Примечательно, что аналитики в госдепартаменте США и министерстве иностранных дел Великобритании предсказывали, что заведомо неконструктивный ответ Запада на советские инициативы вынудит Москву укрепить ГДР, в том числе путем расширения властных полномочий СЕПГ и создания восточногерманской армии. Впрочем, для подобных прогнозов не требовалось особых провидческих способностей: если создавалась армия в ФРГ, причем интегрированная в ЕОС (а фактически — в НАТО), то СССР подвергал бы свою безопасность большому риску, не отвечая в таком же духе в ГДР.
Еще в конце февраля 1952 года ЦК СЕПГ принял решение созвать вторую конференцию партии. Однако ее тема объявлена не была, так как все зависело от результатов «нотных переговоров» СССР с западными державами. Еще в 1951 году Гротеволь и Пик говорили лидеру Итальянской социалистической партии Пьетро Ненни, что СССР требует от них «больших жертв» и что, возможно, вскоре СЕПГ окажется в единой Германии на том же положении, что и ИСП в Италии (то есть в роли парламентского меньшинства).

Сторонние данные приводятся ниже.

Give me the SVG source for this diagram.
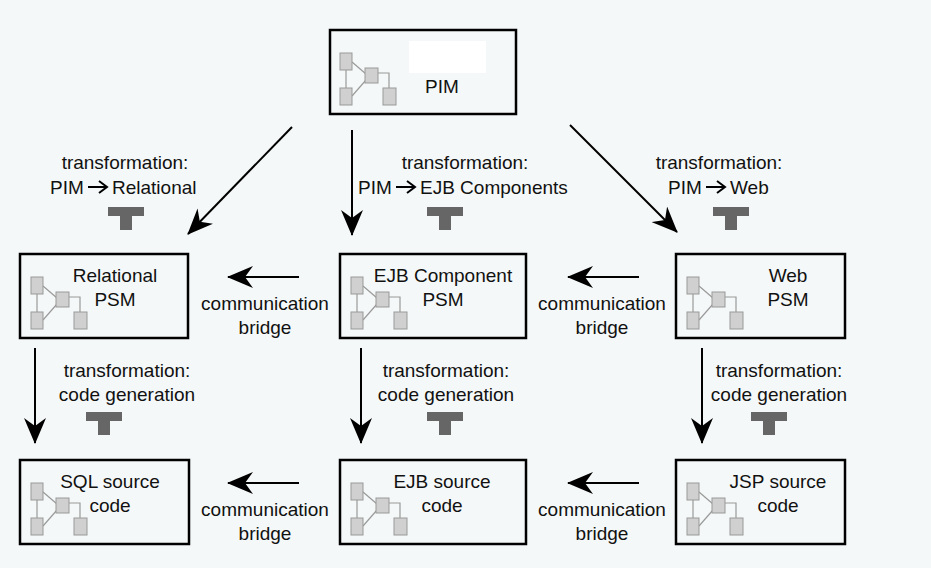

Однако уже первая ответная нота западных держав 25 марта 1952 года показала советскому руководству, что никакой серьезной надежды на прорыв в германском вопросе нет (это был совершенно правильный анализ). Лидеры СЕПГ решили приехать в Москву, чтобы на месте выяснить дальнейшие намерения Сталина и «пробить» наконец санкцию на строительство в ГДР полнокровного социализма.
1 и 7 апреля 1952 года Пик, Гротеволь и Ульбрихт встретились в советской столице со Сталиным, которого сопровождали Молотов, Маленков, Микоян и Булганин. Сталин сказал, что шансов создать единую демилитаризованную Германию практически не осталось. Договор по ЕОС практически готов, поэтому ГДР без лишнего шума следует немедленно приступить к укреплению казарменной народной полиции, чтобы в любой момент быть готовыми к развертыванию на ее основе «народной армии» в составе примерно 30 дивизий (то есть 300 тысяч человек, так как советские дивизии были почти в два раза меньше американских и будущих западноевропейских по численности[125]). Советский лидер также заявил, что отныне казарменная полиция будет получать современное вооружение из СССР. Чтобы подготовить население ГДР к такому неожиданному повороту дел, предполагалось немедленно свернуть пацифистскую и антимилитаристскую пропаганду. Наоборот, ССНМ, как и советский комсомол, должен был отныне воспитывать молодежь в духе готовности защищать свою родину — ГДР — от внешнего врага. По мнению Сталина, подписание Боннского и Парижского договоров приведет к усилению террористической деятельности Запада против ГДР, поэтому необходимо срочно укрепить демаркационную линию между обоими германскими государствами, превратив ее в нормальную границу[126]. Непосредственно на линии соприкосновения должны были стоять немцы, а во втором эшелоне советские войска.